Reliance to Digest US Shale Gas Assets before Buying More - Source
MUMBAI (Dow Jones Newswires), Oct. 12, 2010
Reliance plans to focus on developing its existing shale gas assets in the U.S. before going ahead with further acquisitions, a person with knowledge of the matter said.
India's biggest company by market value will buy additional shale assets in the U.S. only if the valuations are low, the person, who declined to be named, told Dow Jones Newswires.
"Each shale gas acreage has been acquired at a cheaper price than the previous one. The company will look at investments only if they are at a good price," the person said.
Reliance Industries, India's biggest private oil refiner, has been actively diversifying its exploration portfolio across the energy spectrum, including into U.S. shale gas.
This is an area that has attracted heavy investments from global energy giants such as Shell, Exxon Mobil and more recently, Cnooc.
In April, Reliance Industries took a 40% stake in U.S.-based Atlas Energy's Marcellus Shale acreage in a deal valued at $1.7 billion. It followed up in June with the purchase of a 45% stake in Pioneer Natural Resources' Eagle Ford shale natural gas asset in Texas for $1.3 billion.
The Atlas transaction was at $14,167 per acre while the Pioneer Natural purchase came in at $11,111 per acre. In August it made a smaller $392 million investment for a 60% stake in a shale gas joint venture with Houston-based Carrizo Oil & Gas.
Shale gas is trapped in geological shale formations and previously had been very difficult to extract. But U.S. companies have developed technologies to crack these tight rock formations, making output of the gas economical, and in so doing transforming the country's energy profile.
One reason for previous shale gas investment was high natural gas prices. But now a supply overhang resulting from shale output has driven U.S. gas futures to a one-year low. Shale gas output in the U.S. has also displaced imported liquefied natural gas, making more LNG available for other countries and keeping a lid on international prices.
The person said Reliance Industries intends to become an operator of its shale gas acreage and plans to acquire working knowledge and expertise of the sector before expanding its presence.
"It does not make sense to accumulate shale acreage without learning anything from it," he said.
The person said the original contracts gave Reliance the right to be joint operator, but he didn't give any details of what would be required for this to happen.

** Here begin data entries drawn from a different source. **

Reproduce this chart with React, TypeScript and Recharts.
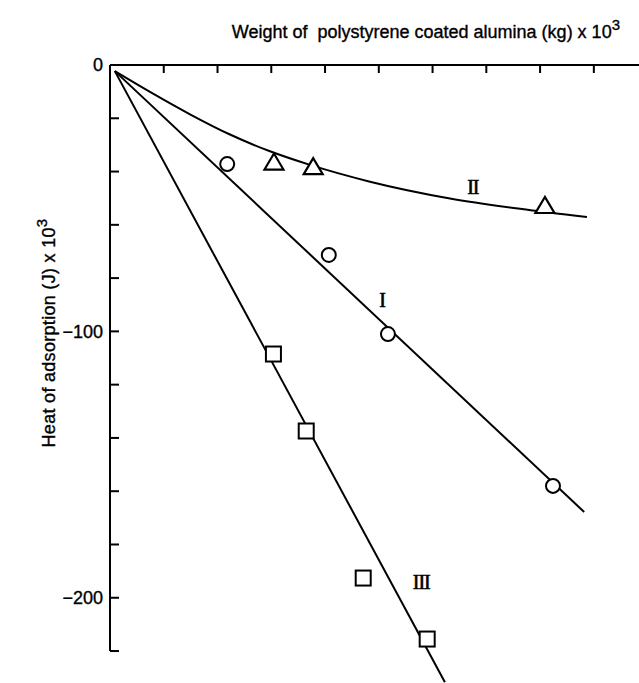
import React from 'react';
import { ScatterChart, Scatter, XAxis, YAxis, ReferenceLine, ReferenceDot, Label } from 'recharts';

// Series I (circles)
const circlesI = [
  { x: 2.18, y: -37.2 },
  { x: 4.07, y: -71.3 },
  { x: 5.17, y: -101.0 },
  { x: 8.24, y: -158.0 },
];
// Series II (triangles)
const trianglesII = [
  { x: 3.05, y: -37.0 },
  { x: 3.78, y: -38.7 },
  { x: 8.09, y: -53.3 },
];
// Series III (squares)
const squaresIII = [
  { x: 3.04, y: -108.5 },
  { x: 3.65, y: -137.4 },
  { x: 4.71, y: -192.6 },
  { x: 5.9, y: -215.5 },
];
// Drawn fit curves
const fitI = [
  { x: 0.09, y: -2.3 },
  { x: 8.82, y: -167.8 },
];
const fitII = [
  { x: 0.09, y: -2.3 },
  { x: 0.744, y: -10.1 },
  { x: 1.488, y: -18.5 },
  { x: 2.232, y: -26.1 },
  { x: 2.976, y: -32.4 },
  { x: 3.72, y: -37.5 },
  { x: 4.836, y: -43.8 },
  { x: 6.324, y: -50.1 },
  { x: 7.626, y: -54.0 },
  { x: 8.872, y: -57.1 },
];
const fitIII = [
  { x: 0.09, y: -2.3 },
  { x: 6.23, y: -231.7 },
];
const xTicks = [1, 2, 3, 4, 5, 6, 7, 8, 9];
const yTicks = [0, -20, -40, -60, -80, -100, -120, -140, -160, -180, -200, -220];
const curveLabels = [
  { x: 5.06, y: -88.2, text: 'I' },
  { x: 6.75, y: -45.6, text: 'II' },
  { x: 5.79, y: -194.1, text: 'III' },
];

const SANS = '"Liberation Sans", Arial, Helvetica, sans-serif';
const SERIF = '"Liberation Serif", "Times New Roman", serif';

const Circle = (p: any) => (
  <circle cx={p.cx} cy={p.cy} r={7} fill="#fff" stroke="#000" strokeWidth={2} />
);
const Square = (p: any) => (
  <rect x={p.cx - 7.5} y={p.cy - 7.5} width={15} height={15} fill="#fff" stroke="#000" strokeWidth={2} />
);
const Triangle = (p: any) => (
  <polygon
    points={`${p.cx},${p.cy - 10} ${p.cx - 9.5},${p.cy + 6} ${p.cx + 9.5},${p.cy + 6}`}
    fill="#fff"
    stroke="#000"
    strokeWidth={2.2}
    strokeLinejoin="miter"
  />
);
const NoShape = () => <g />;

const fmtY = (v: number) => {
  if (v === 0) return '0';
  if (v % 100 === 0) return '\u2212' + Math.abs(v);
  return '';
};

export default function App() {
  return (
    <div style={{ position: 'absolute', left: 0, top: 0, background: '#fff' }}>
      <ScatterChart
        width={639}
        height={683}
        margin={{ top: 64, right: 0, bottom: 0, left: 50 }}
        style={{ fontFamily: SANS }}
      >
        <XAxis
          type="number"
          dataKey="x"
          orientation="top"
          domain={[0, 9.84]}
          ticks={xTicks}
          height={1}
          tickSize={-8}
          tickFormatter={() => ''}
          axisLine={{ stroke: '#000', strokeWidth: 2 }}
          tickLine={{ stroke: '#000', strokeWidth: 2 }}
          allowDataOverflow
        >
          <Label
            content={() => (
              <text
                x={620}
                y={38}
                textAnchor="end"
                fontFamily={SANS}
                fontSize={18}
                fill="#000"
                stroke="#000"
                strokeWidth={0.35}
                style={{ whiteSpace: 'pre' }}
              >
                {'Weight of  polystyrene coated alumina (kg) x 10'}
                <tspan dy={-8} fontSize={15}>3</tspan>
              </text>
            )}
          />
        </XAxis>
        <YAxis
          type="number"
          dataKey="y"
          domain={[-232, 0]}
          ticks={yTicks}
          width={60}
          tickSize={-9}
          tickMargin={16}
          tickFormatter={fmtY}
          tick={{ fill: '#000', fontSize: 18, fontFamily: SANS, stroke: '#000', strokeWidth: 0.35 }}
          axisLine={false}
          tickLine={{ stroke: '#000', strokeWidth: 2 }}
          allowDataOverflow
        >
          <Label
            content={() => (
              <text
                x={55}
                y={333}
                transform="rotate(-90, 55, 333)"
                textAnchor="middle"
                fontFamily={SANS}
                fontSize={18}
                fill="#000"
                stroke="#000"
                strokeWidth={0.35}
                letterSpacing={0.3}
              >
                Heat of adsorption (J) x 10
                <tspan dy={-8} fontSize={15}>3</tspan>
              </text>
            )}
          />
        </YAxis>
        <ReferenceLine
          segment={[{ x: 0, y: 0 }, { x: 0, y: -220 }]}
          stroke="#000"
          strokeWidth={2}
          ifOverflow="visible"
        />
        <Scatter data={fitI} line={{ stroke: '#000', strokeWidth: 2 }} shape={NoShape} isAnimationActive={false} />
        <Scatter
          data={fitII}
          line={{ stroke: '#000', strokeWidth: 2 }}
          lineJointType="monotoneX"
          shape={NoShape}
          isAnimationActive={false}
        />
        <Scatter data={fitIII} line={{ stroke: '#000', strokeWidth: 2 }} shape={NoShape} isAnimationActive={false} />
        <Scatter data={circlesI} shape={Circle} isAnimationActive={false} />
        <Scatter data={trianglesII} shape={Triangle} isAnimationActive={false} />
        <Scatter data={squaresIII} shape={Square} isAnimationActive={false} />
        {curveLabels.map((l) => (
          <ReferenceDot
            key={l.text}
            x={l.x}
            y={l.y}
            r={0}
            fill="none"
            stroke="none"
            label={{
              value: l.text,
              position: 'center',
              fontFamily: SERIF,
              fontSize: 20,
              fill: '#000',
              stroke: '#000',
              strokeWidth: 0.6,
              letterSpacing: -1,
            }}
          />
        ))}
      </ScatterChart>
    </div>
  );
}
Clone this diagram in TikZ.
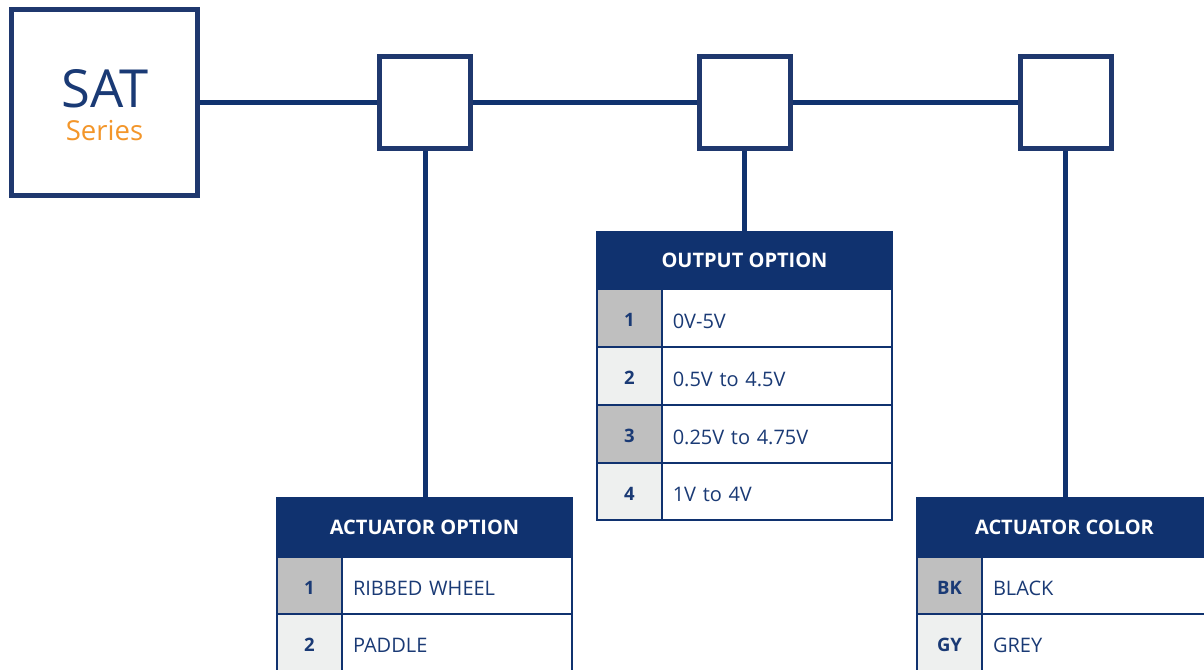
\documentclass[tikz,border=0pt]{standalone}
\usepackage{fontspec}
\setmainfont{Open Sans}
\definecolor{navy}{HTML}{10326F}
\definecolor{boxnavy}{HTML}{1F386E}
\definecolor{txtnavy}{HTML}{1A3A75}
\definecolor{orng}{HTML}{F3962A}
\definecolor{gdark}{HTML}{BFBFBF}
\definecolor{glight}{HTML}{EEF0EF}
\begin{document}
\begin{tikzpicture}[x=1pt,y=-1pt,
  codebox/.style={rectangle, draw=boxnavy, line width=5pt, fill=white, minimum size=91pt, inner sep=0pt},
  conn/.style={draw=navy, line width=5pt},
  hdr/.style={rectangle, draw=navy, fill=navy, line width=2pt, minimum width=295pt, inner sep=0pt, text=white,
    font=\bfseries\fontsize{20}{22}\selectfont, text height=14.3pt, text depth=0pt},
  numc/.style={rectangle, draw=navy, line width=2pt, minimum width=65pt, minimum height=58pt, inner sep=0pt, text=txtnavy,
    font=\bfseries\fontsize{18.5}{20}\selectfont, text height=17.2pt, text depth=0pt},
  txtc/.style={rectangle, draw=navy, line width=2pt, fill=white, minimum width=230pt, minimum height=58pt, text width=208pt,
    align=left, inner xsep=11pt, inner ysep=0pt, text=txtnavy,
    font=\fontsize{20}{22}\selectfont, text height=20.3pt, text depth=0pt}
]
\useasboundingbox (0,0) rectangle (1204,669);
\clip (0,0) rectangle (1204,669);

% SAT box
\node[codebox, minimum width=186.5pt, minimum height=186pt] (sat) at (104.25,102.5) {};
\node[anchor=base, inner sep=0pt, text=txtnavy, font=\fontsize{52.5}{52}\selectfont] (satt) at (105,107) {SAT};
\node[anchor=base, inner sep=0pt, text=orng, font=\fontsize{27.5}{27}\selectfont] (sers) at (104.5,140) {Series};

% code boxes
\node[codebox] (b1) at (425,102.5) {};
\node[codebox] (b2) at (744.5,102.5) {};
\node[codebox] (b3) at (1065.5,102.5) {};

% output option table
\node[hdr, minimum height=57pt] (h2) at (744.5,260.5) {OUTPUT OPTION};
\node[numc, fill=gdark, minimum height=58pt] (o1n) at (629.5,318) {1};
\node[txtc, minimum width=229.5pt] (o1t) at (776.75,318) {0V-5V};
\node[numc, fill=glight] (o2n) at (629.5,376) {2};
\node[txtc, minimum width=229.5pt] (o2t) at (776.75,376) {0.5V to 4.5V};
\node[numc, fill=gdark] (o3n) at (629.5,434) {3};
\node[txtc, minimum width=229.5pt] (o3t) at (776.75,434) {0.25V to 4.75V};
\node[numc, fill=glight, minimum height=57pt] (o4n) at (629.5,491.5) {4};
\node[txtc, minimum width=229.5pt, minimum height=57pt] (o4t) at (776.75,491.5) {1V to 4V};

% actuator option table
\node[hdr, minimum height=59pt] (h1) at (424.5,527.5) {ACTUATOR OPTION};
\node[numc, fill=gdark, minimum height=57pt] (a1n) at (309.5,585.5) {1};
\node[txtc, minimum height=57pt] (a1t) at (457,585.5) {RIBBED WHEEL};
\node[numc, fill=glight, minimum height=57pt] (a2n) at (309.5,642.5) {2};
\node[txtc, minimum height=57pt] (a2t) at (457,642.5) {PADDLE};

% actuator color table
\node[hdr, minimum height=59pt] (h3) at (1064.5,527.5) {ACTUATOR COLOR};
\node[numc, fill=gdark, minimum height=57pt] (c1n) at (949.5,585.5) {BK};
\node[txtc, minimum height=57pt] (c1t) at (1097,585.5) {BLACK};
\node[numc, fill=glight, minimum height=57pt] (c2n) at (949.5,642.5) {GY};
\node[txtc, minimum height=57pt] (c2t) at (1097,642.5) {GREY};

% connectors
\draw[conn] (sat.east) -- (b1.west);
\draw[conn] (b1.east) -- (b2.west);
\draw[conn] (b2.east) -- (b3.west);
\draw[conn] (b1.south) -- (b1.south |- h1.north);
\draw[conn] (b2.south) -- (b2.south |- h2.north);
\draw[conn] (b3.south) -- (b3.south |- h3.north);
\end{tikzpicture}
\end{document}
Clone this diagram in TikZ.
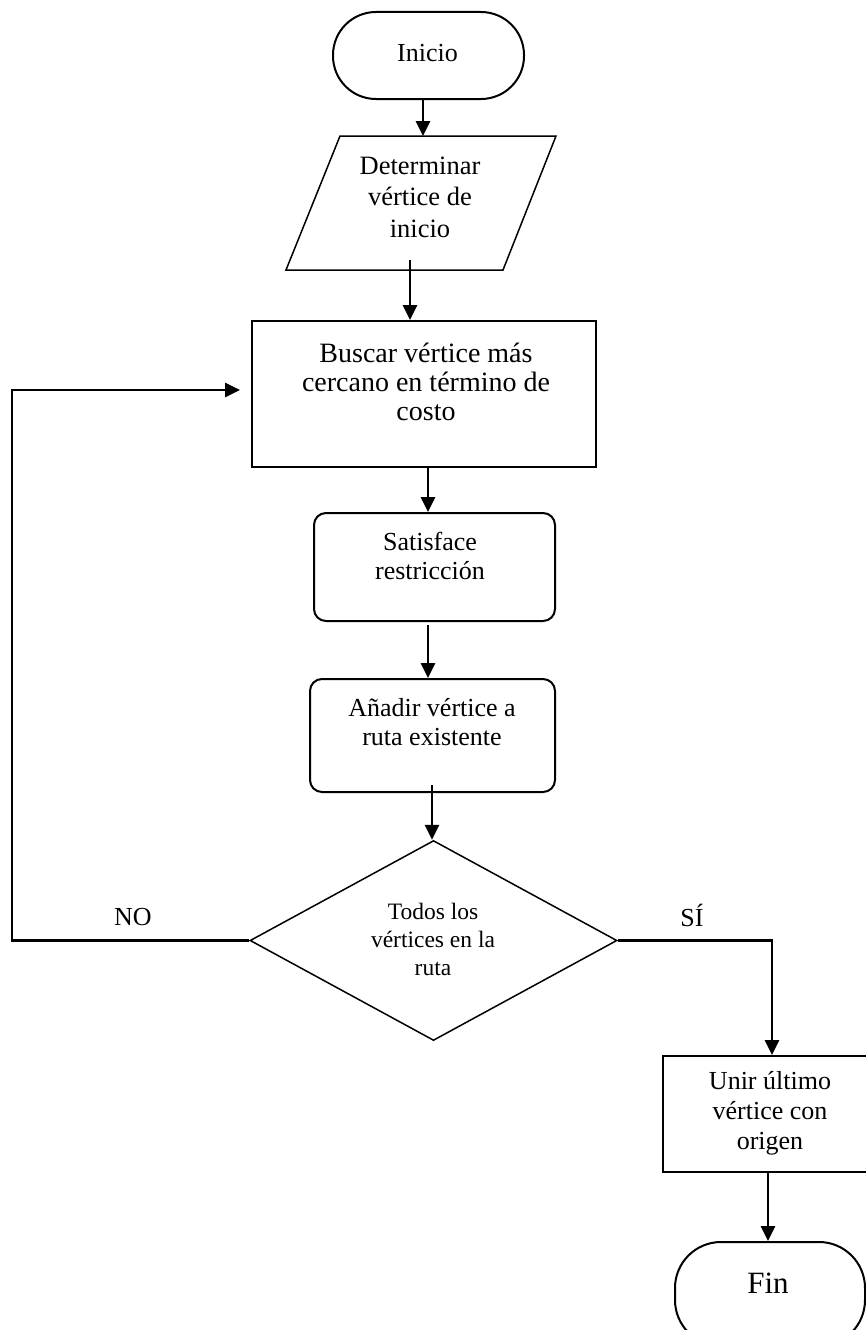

China's state-run oil company Cnooc Ltd. Sunday chose shale gas for its first major investment in onshore U.S. energy assets, in a venture worth more than $2 billion.
It bought a third of Chesapeake's southern Texas shale resources for $1.1 billion, and said it would finance another $1 billion in drilling costs. Media reports said earlier that Reliance Industries was initially in talks with Chesapeake.
Analysts say companies such as Cnooc and Reliance Industries want to take the technology know-how they acquire in the U.S. to develop potentially huge gas reserves at home.
India's upstream regulator plans to have a shale gas policy in place by the end of 2011, while China's Ministry of Land and Resources has said it wants domestic annual shale gas output capacity to reach 15 billion-30 billion cubic meters by 2020, from negligible levels now.
The International Energy Agency says China alone has untapped shale gas reserves of 26 trillion cubic meters.